Exercise details: Copy from the first line below down to and including the line with "760,770,780,790,800,810,820,830,840,850,860,870,880,890,900];". Skip the pictures.

▬▬▬

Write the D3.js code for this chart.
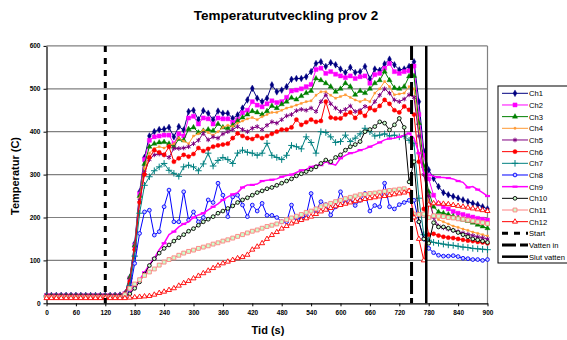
<!DOCTYPE html>
<html>
<head>
<meta charset="utf-8">
<script src="https://cdn.jsdelivr.net/npm/d3@7"></script>
<style>
  body { margin: 0; background: #fff; }
  svg { display: block; font-family: Arial, "Liberation Sans", sans-serif; }
</style>
</head>
<body>
<svg id="chart" width="567" height="340"></svg>
<script>
// time in seconds, one sample every 10 s
const times = [0,10,20,30,40,50,60,70,80,90,100,110,120,130,140,150,
  160,170,180,190,200,210,220,230,240,250,260,270,280,290,300,310,320,330,340,350,
  360,370,380,390,400,410,420,430,440,450,460,470,480,490,500,510,520,530,540,550,
  560,570,580,590,600,610,620,630,640,650,660,670,680,690,700,710,720,730,740,750,
  760,770,780,790,800,810,820,830,840,850,860,870,880,890,900];

const ch1 = [18,18,18,18,18,18,18,18,18,18,18,18,18,18,18,19,
  22,60,140,260,340,390,400,405,406,410,
  388,412,404,447,450,428,449,443,428,448,
  443,443,431,439,455,474,501,478,470,478,
  509,493,497,505,522,524,524,528,540,559,
  563,552,561,556,546,538,550,538,540,552,
  523,546,543,558,569,556,544,546,552,563,
  470,355,311,291,272,258,253,249,245,241,
  237,233,230,225,220];
const ch2 = [17,17,17,17,17,17,17,17,17,17,17,17,17,17,17,18,
  22,58,135,255,335,380,388,390,392,392,
  372,395,390,432,436,418,432,430,418,432,
  430,430,422,428,444,450,470,462,458,465,
  472,468,470,480,495,497,500,505,510,545,
  548,536,540,534,530,526,530,524,528,530,
  513,533,536,548,559,540,536,540,542,553,
  440,345,290,252,232,225,220,214,210,207,
  204,201,198,196,194];
const ch3 = [17,17,17,17,17,17,17,17,17,17,17,17,17,17,17,17,
  22,60,135,250,325,365,372,375,376,372,
  365,383,380,406,410,398,402,405,402,418,
  410,408,415,425,433,440,448,445,440,448,
  460,455,464,470,479,475,483,490,495,524,
  520,513,505,493,500,513,505,486,495,490,
  500,513,520,540,520,502,500,505,529,530,
  420,320,260,225,213,210,207,203,199,195,
  192,188,183,179,175];
const ch4 = [17,17,17,17,17,17,17,17,17,17,17,17,17,17,17,17,
  21,55,130,245,315,350,361,365,362,368,
  372,385,378,372,390,395,404,398,392,400,
  410,415,412,420,425,430,433,428,435,440,
  445,445,450,455,458,462,466,470,472,485,
  493,493,485,478,482,486,480,474,470,475,
  470,490,500,517,505,486,488,490,505,500,
  400,300,240,205,195,190,185,180,177,173,
  170,166,163,160,157];
const ch5 = [20,20,20,20,20,20,20,20,20,20,20,20,20,20,20,20,
  24,55,128,240,305,335,346,348,346,340,
  361,361,362,365,372,380,396,381,388,385,
  395,400,405,412,405,400,408,412,405,415,
  423,420,428,437,440,449,452,450,455,447,
  470,486,465,455,447,452,460,447,450,459,
  455,470,485,500,490,474,470,476,486,480,
  390,300,250,200,180,176,173,170,167,164,
  161,158,155,153,150];
const ch6 = [17,17,17,17,17,17,17,17,17,17,17,17,17,17,17,17,
  22,50,125,235,300,340,357,352,346,365,
  330,338,346,342,348,362,355,360,365,368,
  370,372,385,396,390,385,383,390,385,390,
  395,400,405,405,410,428,416,422,428,423,
  425,470,433,431,431,440,445,432,445,437,
  455,450,460,474,465,450,445,459,451,440,
  330,220,160,162,158,155,153,152,150,148,
  146,145,143,142,140];
const ch7 = [17,17,17,17,17,17,17,17,17,17,17,17,17,17,17,17,
  20,42,110,210,275,295,309,318,326,310,
  303,296,318,322,318,309,325,350,320,333,
  340,335,326,350,357,352,350,345,350,373,
  345,340,335,345,368,365,360,388,375,350,
  400,398,388,375,377,392,377,385,395,408,
  400,390,392,395,390,392,388,390,380,373,
  245,160,147,142,140,138,136,135,133,131,
  130,128,127,126,125];
const ch8 = [15,15,15,15,15,15,15,15,15,15,15,15,15,15,15,15,
  16,30,93,163,213,217,159,167,225,264,
  190,190,260,194,213,190,200,241,235,280,
  252,202,248,252,229,202,229,215,233,205,
  205,200,190,190,229,198,196,205,256,215,
  237,230,206,225,260,235,245,228,240,256,
  215,228,225,280,225,220,230,235,240,240,
  190,150,128,118,112,110,110,111,109,105,
  104,102,102,100,102];
const ch9 = [16,16,16,16,16,16,16,16,16,16,16,16,16,16,16,16,
  18,25,40,55,72,90,105,125,140,160,
  167,178,185,190,200,206,210,218,225,232,
  241,248,254,258,270,276,276,278,285,287,
  288,290,295,298,300,305,310,312,318,322,
  322,330,326,322,338,345,350,352,357,360,
  365,370,375,381,384,385,388,392,396,385,
  350,303,300,296,294,293,292,290,285,282,
  270,272,265,258,250];
const ch10 = [16,16,16,16,16,16,16,16,16,16,16,16,16,16,16,16,
  17,22,35,50,68,88,104,117,128,136,
  145,153,160,168,174,182,190,196,202,210,
  215,221,227,235,241,246,252,258,262,267,
  270,275,280,285,290,297,302,307,312,318,
  326,334,330,340,346,357,365,370,377,400,
  405,412,423,420,404,416,431,410,283,330,
  190,150,140,188,178,178,175,170,165,160,
  155,150,148,145,142];
const ch11 = [14,14,14,14,14,14,14,14,14,14,14,14,14,14,14,14,
  20,35,45,55,65,73,80,89,96,102,
  106,112,117,121,124,128,131,134,138,141,
  145,148,152,156,160,164,168,171,175,179,
  182,185,190,195,199,203,207,212,215,220,
  225,229,233,237,240,244,247,250,253,254,
  256,257,259,261,263,264,266,267,262,208,
  207,208,200,204,203,202,200,199,197,196,
  194,192,190,188,186];
const ch12 = [12,12,12,12,12,12,12,12,12,12,12,12,12,12,12,12,
  12,13,14,15,16,17,20,24,27,31,
  35,41,47,52,58,64,70,76,82,88,
  93,97,101,105,108,113,125,132,140,150,
  159,166,174,180,186,190,194,198,202,208,
  214,218,222,226,229,232,235,238,240,243,
  245,247,249,250,252,254,256,258,262,200,
  150,100,230,233,233,232,231,229,227,225,
  223,221,219,217,215];

// events (s)
const eventNames = ["Start", "Vatten in", "Slut vatten"];
const eventTimes = [120, 745, 775];

const xTicks = [0,60,120,180,240,300,360,420,480,540,600,660,720,780,840,900];
const yTicks = [0,100,200,300,400,500,600];

const series = [
  {name: "Ch1", values: ch1, color: "#000080", marker: "diamond", fill: "#000080", size: 13},
  {name: "Ch2", values: ch2, color: "#ff00ff", marker: "square", fill: "#ff00ff", size: 17},
  {name: "Ch3", values: ch3, color: "#008000", marker: "triangle", fill: "#008000", size: 12},
  {name: "Ch4", values: ch4, color: "#ff9933", marker: "square", fill: "#ff9933", size: 4},
  {name: "Ch5", values: ch5, color: "#800080", marker: "asterisk", fill: "none", size: 15},
  {name: "Ch6", values: ch6, color: "#ff0000", marker: "circle", fill: "#ff0000", size: 14},
  {name: "Ch7", values: ch7, color: "#008080", marker: "plus", fill: "none", size: 16},
  {name: "Ch8", values: ch8, color: "#0000ff", marker: "circle", fill: "#ccccff", size: 11},
  {name: "Ch9", values: ch9, color: "#ff00ff", marker: "dash", fill: "#ff00ff", size: 0},
  {name: "Ch10", values: ch10, color: "#000000", marker: "circle", fill: "#ccffcc", size: 11},
  {name: "Ch11", values: ch11, color: "#ff8080", marker: "square", fill: "#ccffcc", size: 15},
  {name: "Ch12", values: ch12, color: "#ff0000", marker: "triangle", fill: "#ffffff", size: 11}
];

const symbols = {
  diamond: d3.symbolDiamond, square: d3.symbolSquare, triangle: d3.symbolTriangle,
  circle: d3.symbolCircle, asterisk: d3.symbolAsterisk, plus: d3.symbolPlus
};

const svg = d3.select("#chart");
const x = d3.scaleLinear().domain([0, 900]).range([46.5, 487.5]);
const y = d3.scaleLinear().domain([0, 600]).range([303.3, 45.9]);

// title
svg.append("text")
  .attr("x", 286).attr("y", 20)
  .attr("text-anchor", "middle")
  .style("font-size", "13.5px").style("font-weight", "bold")
  .text("Temperaturutveckling prov 2");

// grid
svg.append("g").selectAll("line")
  .data(yTicks.filter(d => d > 0))
  .enter().append("line")
  .attr("x1", x(0)).attr("x2", x(900))
  .attr("y1", d => y(d)).attr("y2", d => y(d))
  .attr("stroke", "#808080").attr("stroke-width", 1.2);

svg.append("line")
  .attr("x1", x(900)).attr("x2", x(900))
  .attr("y1", y(600)).attr("y2", y(0))
  .attr("stroke", "#808080").attr("stroke-width", 1.2);

// axes
let xAxis = svg.append("g")
  .attr("transform", `translate(0, ${y(0)})`)
  .call(d3.axisBottom(x).tickValues(xTicks).tickSize(3).tickSizeOuter(0));
let yAxis = svg.append("g")
  .attr("transform", `translate(${x(0)}, 0)`)
  .call(d3.axisLeft(y).tickValues(yTicks).tickSize(3).tickSizeOuter(0));

[xAxis, yAxis].forEach(a => {
  a.select(".domain").attr("stroke", "#000").attr("stroke-width", 1.2);
  a.selectAll(".tick line").attr("stroke", "#000");
  a.selectAll(".tick text")
    .style("font-family", "Arial, 'Liberation Sans', sans-serif")
    .style("font-size", "6.5px").style("font-weight", "bold").attr("fill", "#000");
});
xAxis.selectAll(".tick text").attr("dy", "0.9em");
yAxis.selectAll(".tick text").attr("x", -6);

svg.append("text")
  .attr("x", 268).attr("y", 334)
  .attr("text-anchor", "middle")
  .style("font-size", "11px").style("font-weight", "bold")
  .text("Tid (s)");

svg.append("text")
  .attr("transform", "translate(19, 176) rotate(-90)")
  .attr("text-anchor", "middle")
  .style("font-size", "11px").style("font-weight", "bold")
  .text("Temperatur (C)");

// series
const line = d3.line().x((d, i) => x(times[i])).y(d => y(d));

function drawMarker(g, s, cx, cy) {
  if (s.marker == "dash") {
    g.append("rect")
      .attr("x", cx - 2.5).attr("y", cy - 1.1)
      .attr("width", 5).attr("height", 2.2)
      .attr("fill", s.color);
    return;
  }
  let stroked = s.marker == "asterisk" || s.marker == "plus";
  g.append("path")
    .attr("transform", `translate(${cx},${cy})`)
    .attr("d", d3.symbol().type(symbols[s.marker]).size(s.size)())
    .attr("fill", stroked ? "none" : s.fill)
    .attr("stroke", s.color)
    .attr("stroke-width", stroked ? 1 : (s.fill == s.color ? 0.4 : 0.9));
}

series.forEach(s => {
  let g = svg.append("g").attr("class", "series " + s.name);
  g.append("path")
    .datum(s.values)
    .attr("d", line)
    .attr("fill", "none")
    .attr("stroke", s.color)
    .attr("stroke-width", s.name == "Ch9" ? 1.5 : 1);
  s.values.forEach((v, i) => {
    if (s.name == "Ch9" && i % 2 == 1) return;
    drawMarker(g, s, x(times[i]), y(v));
  });
});

// event lines
const eventDash = ["6,6", "14,4", null];
const eventWidth = [3, 3, 2.5];
eventTimes.forEach((t, i) => {
  svg.append("line")
    .attr("x1", x(t)).attr("x2", x(t))
    .attr("y1", y(600)).attr("y2", y(0))
    .attr("stroke", "#000")
    .attr("stroke-width", eventWidth[i])
    .attr("stroke-dasharray", eventDash[i]);
});

// legend
let legend = svg.append("g").attr("transform", "translate(498, 86)");
legend.append("rect")
  .attr("x", 0).attr("y", 0)
  .attr("width", 80).attr("height", 177)
  .attr("fill", "#fff").attr("stroke", "#000").attr("stroke-width", 1);

const legendItems = series.map(s => s.name).concat(eventNames);
legendItems.forEach((name, i) => {
  let ly = 7.3 + i * 11.67;
  if (i < series.length) {
    let s = series[i];
    legend.append("line")
      .attr("x1", 4).attr("x2", 30)
      .attr("y1", ly).attr("y2", ly)
      .attr("stroke", s.color).attr("stroke-width", s.name == "Ch9" ? 1.5 : 1);
    drawMarker(legend, s, 17, ly);
  } else {
    let k = i - series.length;
    legend.append("line")
      .attr("x1", 4).attr("x2", 30)
      .attr("y1", ly).attr("y2", ly)
      .attr("stroke", "#000")
      .attr("stroke-width", eventWidth[k])
      .attr("stroke-dasharray", eventDash[k]);
  }
  legend.append("text")
    .attr("x", 31).attr("y", ly + 3)
    .style("font-size", "7.6px")
    .text(name);
});
</script>
</body>
</html>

▬▬▬

Finished task:
Write the D3.js code for this chart.
<!DOCTYPE html>
<html>
<head>
<meta charset="utf-8">
<script src="https://cdn.jsdelivr.net/npm/d3@7"></script>
<style>
  body { margin: 0; background: #fff; }
  svg { display: block; font-family: Arial, "Liberation Sans", sans-serif; }
</style>
</head>
<body>
<svg id="chart" width="567" height="340"></svg>
<script>
// time in seconds, one sample every 10 s
const times = [0,10,20,30,40,50,60,70,80,90,100,110,120,130,140,150,
  160,170,180,190,200,210,220,230,240,250,260,270,280,290,300,310,320,330,340,350,
  360,370,380,390,400,410,420,430,440,450,460,470,480,490,500,510,520,530,540,550,
  560,570,580,590,600,610,620,630,640,650,660,670,680,690,700,710,720,730,740,750,
  760,770,780,790,800,810,820,830,840,850,860,870,880,890,900];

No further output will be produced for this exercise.